Many thanks for your prompt reply. I am indeed using v.7.1.0 and trying to rename a User attribute. I’ll put a copy of the file in a shared Dropbox folder and send you the link. It’d be great if you could look it over, and any advice you can give would be very much appreciated.

The key attribute I’m trying to change is in the notes in the container Ruiz/Prototypes/Notes (there’s a tab going straight there). The key attributes are set in the Notes prototype. The one I’m trying to change is User/Topic. I want to change this to Keyword. As explained, I’ve tried doing this via the Document Inspector User tab, but the values are lost. They return when I change the name back again. I’ve not tried any other method, via a Stamp or suchlike.

I’m a longtime but fairly superficial user of Tinderbox, now getting to grips with it more fully, and have never delved much under the hood, so I may well be making a rookie mistake or missing something obvious to more experienced eyes.

The Dropbox invitation should reach you shortly by direct email.

I’ve emailed you the solution. Quick summary:

a: define the new attribute.
b: make a temporary agent to copy the values of your old attribute to the new attribute.
c: adjust your prototypes to make the new attribute a Key Attribute where that’s appropriate
d: you’re done. (You could now delete the old attribute, but it’s not doing any harm)

@eastgate - thanks for the cc on that email

Other takeaway points for later readers:

  • You can rename existing attributes but doing so does remove any existing note values set using the old attribute name (explained in the previous post is how to work around the data value side of things.
  • If you do rename an attribute, notes using it as a Key Attribute will update to use the new name.
  • An exception to this is if you are using action code (stamps, rules, agents, etc.) to set your Key Attributes. In that case you will need to review the code and correct the old attribute name manually in the code.

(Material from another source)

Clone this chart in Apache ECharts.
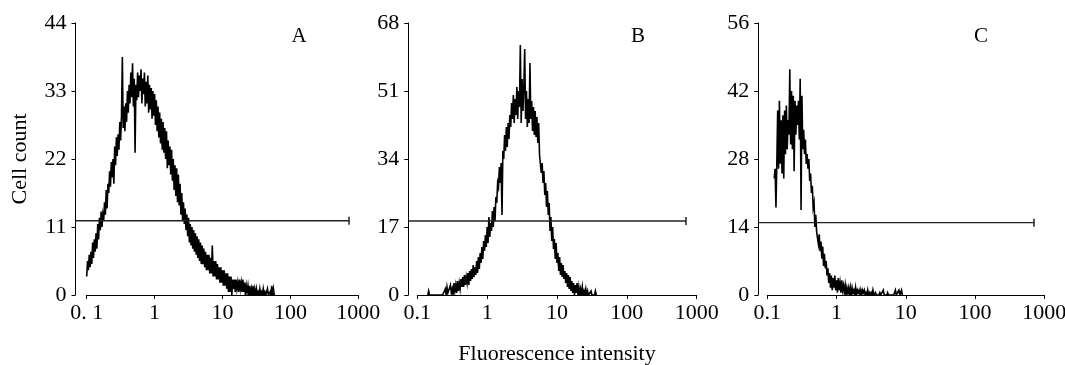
<!DOCTYPE html>
<html>
<head>
<meta charset="utf-8">
<script src="https://cdn.jsdelivr.net/npm/echarts@6/dist/echarts.min.js"></script>
<style>
html,body{margin:0;padding:0;background:#fff;}
#chart{width:1065px;height:365px;}
</style>
</head>
<body>
<div id="chart"></div>
<script>
// ---- data ----
const panelLetters = ['A', 'B', 'C'];
const xTickLabelsA = ['0. 1', '1', '10', '100', '1000'];
const xTickLabelsBC = ['0.1', '1', '10', '100', '1000'];
const yMaxes = [44, 68, 56];
const yIntervals = [11, 17, 14];
// histogram channels: 80 channels per decade of fluorescence, channel 0 = 0.1
const binsPerDecade = 80;
const firstChannels = [0, 12, 8];

const countsA = [
  3,5.5,4,6.5,4.5,7,5,8.5,6,9,
  7,10,7.5,11.5,9,12.5,10.5,13.5,11,13,
  12,15,13,17,14,18,16.5,20,17.5,21.5,
  19,22,18,24,21,25.5,22.5,26,23.5,28,
  25,29,38.5,27,30.5,26.5,31,28,33,29.5,
  34,31,36,32,37.5,30.5,35,23,34,31.5,
  36,32,35.5,33,36.5,31,35,32.5,36,30.5,
  34.5,31,35.5,29.5,34,30,33.5,28.5,33,29,
  32.5,27.5,31.5,26.5,30.5,25.5,29.5,24.5,28.5,23.5,
  28,23,27,22,26.5,20.5,25,21,24,19.5,
  23.5,18.5,22,17,21,16,20.5,15,19.5,14.5,
  18,13,16.5,12,15,11.5,14,10.5,13,9.5,
  12.5,8.5,11.5,8,11,7.5,10.5,7,10,6.5,
  9.5,6,9,5.5,8.5,5,8,5,7.5,4.5,
  7,4,6.5,4,6.5,3.5,6,3.5,8,3,
  5.5,3,5.5,2.5,5,2.5,4.5,2,4.5,2,
  4,1.5,4,1.5,3.5,1,3.5,0.5,3,0.5,
  3,0,2.5,1,2.5,0.5,2.5,1,2,0.5,
  2.5,1,2,0.5,2.5,0.5,2,0,1.5,0.5,
  1.5,0,1.5,0,1,0,1.5,0,1,0,
  1,0,0.5,0,1,0,0.5,0,1,0,
  0.5,0,0,1,0,0,0.5,0,1.5,0,1,0,0
];

const countsB = [
  0,1,0,
  0,0,0,0,0,0,0,0,0,0,0,0,0,0,0,0,
  0,1.5,0,2,0.5,1,0,2.5,0.5,1.5,
  0,3,1,2.5,0.5,3.5,1,3,1.5,4,
  2,4.5,2,5,2.5,4.5,3,5.5,2.5,6,
  3.5,6.5,4,7.5,4.5,7,5,8.5,5.5,9.5,
  6.5,10.5,8,12,9,13.5,11,15,12,17,
  13,19.5,14.5,18,16,21,17,22,18.5,24.5,
  23,28,27,32,28,33,20,36,34,40,
  36,42,37,43,39,45,42,48,44,50,
  43,49,45,52,44,51,47,62.5,43,54,
  46,52,61.5,44,51,42,49,43,58,44,
  48.5,41,47,40,46,39.5,44.5,38,43,35,
  34.5,30.5,33,28,31,25,28,22,26,20,
  23,16,19.5,13.5,17,11.5,14,9,13,8,
  10.5,6,9.5,5,8,4.5,7.5,4,6,3,
  5.5,2,5,1.5,4.5,1,3.5,0.5,3,0,
  2.5,0.5,3,0,2,0,1.5,0,2,0,
  1,0,1.5,0,1,0,0.5,0,1,0,
  0,0.5,0,1,0
];

const countsC = [
  24,26,18,27,38,26,40,27,36,25,
  37,24,38,29,39,30,36,33,46.5,31,
  42,30,41,25.5,40,33,39,35,40,32,
  44.5,17.5,41,30,34,29,32,27,29,26,
  28,23.5,25,21,22.5,18,19,14,16.5,13,
  13,10.5,12.5,9,11,7.5,10,6,8.5,5.5,
  7,4,5.5,2.5,4.5,1.5,4,1,3.5,1.5,
  4,1,3,0.5,3.5,1,2.5,0.5,3,1,
  2,0.5,2,0,1.5,0.5,1.5,0,1.5,0,
  1.5,0.5,1,0,1.5,0,1,0.5,1,0,
  1,0,1,0.5,1,0,0.5,0,1,0,
  0.5,0,0.5,0,1,0,0,0.5,0,0,
  0,0,0.5,0,0,0,1,0,0,0,
  0,0.5,0,0,0,0,0,0,0,0,
  1,0,0,0,1,0,0,1,0
];

// gate marker (horizontal bar): level and x extent per panel
const gateLevels = [12, 18.5, 14.9];
const gateEnds = [730, 703, 710];

// ---- chart ----
const FONT = 'Liberation Serif';
const chart = echarts.init(document.getElementById('chart'), null, {renderer: 'canvas'});

const plotLeft = [86.7, 417.3, 767.3];
const plotWidth = [271.6, 279.4, 277];
const yAxisX = [75.5, 408.3, 758.3];
const TOP = 23, HEIGHT = 272;
const allCounts = [countsA, countsB, countsC];

function channelToIntensity(ch) { return Math.pow(10, -1 + ch / binsPerDecade); }

const grids = [], xAxes = [], yAxes = [], series = [];
for (let p = 0; p < 3; p++) {
  grids.push({left: plotLeft[p], top: TOP, width: plotWidth[p], height: HEIGHT,
              containLabel: false, outerBoundsMode: 'none'});
  const labels = p === 0 ? xTickLabelsA : xTickLabelsBC;
  xAxes.push({
    gridIndex: p, type: 'log', logBase: 10, min: 0.1, max: 1000,
    axisLine: {show: true, lineStyle: {color: '#000', width: 1}},
    axisTick: {show: true, inside: false, length: 4, lineStyle: {color: '#000'}},
    minorTick: {show: false},
    splitLine: {show: false},
    axisLabel: {
      color: '#000', fontFamily: FONT, fontSize: 22, margin: 7,
      formatter: v => labels[Math.round(Math.log10(v)) + 1]
    },
    name: p === 1 ? 'Fluorescence intensity' : '',
    nameLocation: 'middle', nameGap: 48,
    nameTextStyle: {color: '#000', fontFamily: FONT, fontSize: 22}
  });
  yAxes.push({
    gridIndex: p, type: 'value', min: 0, max: yMaxes[p], interval: yIntervals[p],
    offset: plotLeft[p] - yAxisX[p],
    axisLine: {show: true, lineStyle: {color: '#000', width: 1}},
    axisTick: {show: true, inside: false, length: 4, lineStyle: {color: '#000'}},
    splitLine: {show: false},
    axisLabel: {color: '#000', fontFamily: FONT, fontSize: 22, margin: 9},
    name: p === 0 ? 'Cell count' : '',
    nameLocation: 'middle', nameRotate: 90, nameGap: 44,
    nameTextStyle: {color: '#000', fontFamily: FONT, fontSize: 22}
  });
  const data = allCounts[p].map((c, k) => [channelToIntensity(firstChannels[p] + k), c]);
  series.push({
    type: 'line', xAxisIndex: p, yAxisIndex: p, data: data,
    symbol: 'none', showSymbol: false, sampling: null,
    lineStyle: {color: '#000', width: 1.6, join: 'miter'}, animation: false, z: 3
  });
}
// gate bars live on hidden axes spanning from the y-axis line to the plot's right edge,
// with the same log scale as the visible axis
for (let p = 0; p < 3; p++) {
  const pxPerDecade = plotWidth[p] / 4;
  const gateMin = Math.pow(10, -1 - (plotLeft[p] - yAxisX[p]) / pxPerDecade);
  grids.push({left: yAxisX[p], top: TOP, width: plotLeft[p] + plotWidth[p] - yAxisX[p], height: HEIGHT,
              containLabel: false, outerBoundsMode: 'none'});
  xAxes.push({gridIndex: 3 + p, type: 'log', logBase: 10, min: gateMin, max: 1000, show: false});
  yAxes.push({gridIndex: 3 + p, type: 'value', min: 0, max: yMaxes[p], show: false});
  series.push({
    type: 'line', xAxisIndex: 3 + p, yAxisIndex: 3 + p,
    data: [
      {value: [gateMin, gateLevels[p]], symbol: 'none'},
      {value: [gateEnds[p], gateLevels[p]], symbol: 'rect', symbolSize: [1.5, 8]}
    ],
    showSymbol: true,
    itemStyle: {color: '#222'},
    lineStyle: {color: '#222', width: 1.4}, animation: false, z: 4
  });
}

const letterPos = [[299, 36], [638, 36], [981, 36]];
const graphic = panelLetters.map((t, i) => ({
  type: 'text', x: letterPos[i][0], y: letterPos[i][1],
  style: {text: t, fill: '#000', font: '21px "' + FONT + '"', textAlign: 'center', textVerticalAlign: 'middle'}
}));

chart.setOption({
  animation: false,
  backgroundColor: '#fff',
  grid: grids,
  xAxis: xAxes,
  yAxis: yAxes,
  series: series,
  graphic: graphic
});
</script>
</body>
</html>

Many thanks to both. Mark B, your email arrived - very full, perfect. Now to apply it. Such prompt help, very much appreciated.

Just to say, for the benefit of anyone following this, that the solution worked! Gratitude again, all.

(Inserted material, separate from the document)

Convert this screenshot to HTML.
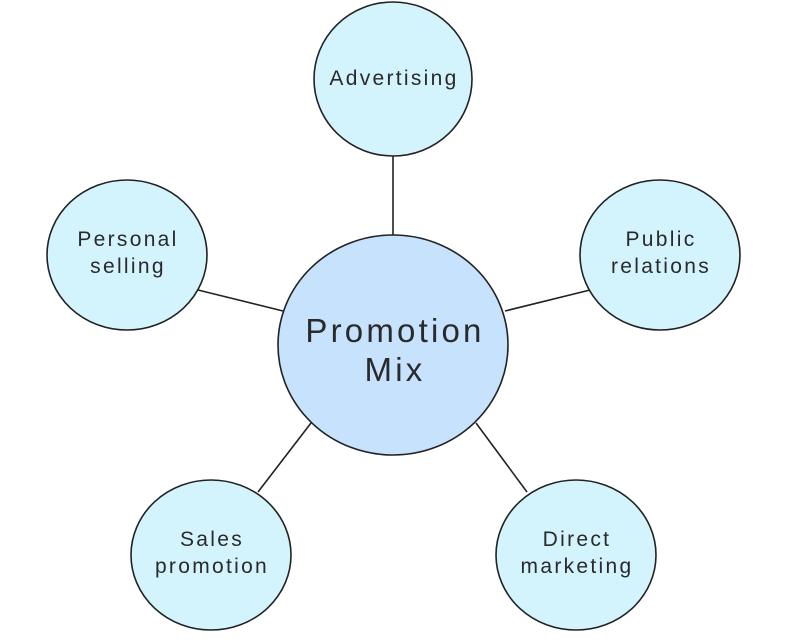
<!DOCTYPE html>
<html><head><style>body{margin:0;background:#fff}</style></head><body>
<svg width="791" height="635" viewBox="0 0 791 635" xmlns="http://www.w3.org/2000/svg" font-family="Liberation Sans, sans-serif" fill="#222">
<g stroke="#222" stroke-width="1.6">
<line x1="393" y1="156" x2="393" y2="236"/>
<line x1="198" y1="290" x2="283" y2="311"/>
<line x1="505" y1="311" x2="590" y2="290"/>
<line x1="258" y1="492" x2="311" y2="423"/>
<line x1="476" y1="423" x2="527" y2="492"/>
<ellipse cx="393" cy="345" rx="115" ry="110" fill="#c6e2fd"/>
<ellipse cx="393" cy="79" rx="79" ry="77" fill="#d3f4fd"/>
<ellipse cx="127" cy="255" rx="80" ry="75" fill="#d3f4fd"/>
<ellipse cx="660" cy="255" rx="80" ry="75" fill="#d3f4fd"/>
<ellipse cx="211" cy="555" rx="80" ry="75" fill="#d3f4fd"/>
<ellipse cx="576" cy="555" rx="80" ry="75" fill="#d3f4fd"/>
</g>
<g text-anchor="middle" font-size="21" letter-spacing="2.3" stroke="none" fill="#2a2a2a">
<text x="394" y="85">Advertising</text>
<text x="128" y="246">Personal</text><text x="128" y="273">selling</text>
<text x="661" y="246">Public</text><text x="661" y="273">relations</text>
<text x="212" y="546">Sales</text><text x="212" y="573">promotion</text>
<text x="577" y="546">Direct</text><text x="577" y="573">marketing</text>
<text x="395" y="342" font-size="33" letter-spacing="3.2">Promotion</text>
<text x="395" y="381" font-size="33" letter-spacing="3.2">Mix</text>
</g>
</svg>
</body></html>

This seems to only be true under the following circumstances:

  1. When the old name starts with a lower-case letter and the new name starts with an upper-case letter.
  2. When the old name starts with an upper-case letter and the new name has a different first character from the old name.

In all other circumstances (e.g., both old and new names begin with a lower-case letter), the rename works fine and values are not lost.

Strange times…

@eastgate I’m assuming you are following this, and I do not need to report this separately.

@mcoad, could share the eastgate-answer with us?

Perhaps this is the answer

As @PaulWalters has pointed out (last post above) the answer to the OP’s solution was given by @eastgate. My advice to anyone currently uncertain about renaming attributes & losing data is to follow that advice.

Discussion up-thread has generated a hanging uncertainty remains as to whether/if you can rename user attributes. Prior to v6, it was certainly the case that changing an attribute name in any way was not possible without creating a new attribute.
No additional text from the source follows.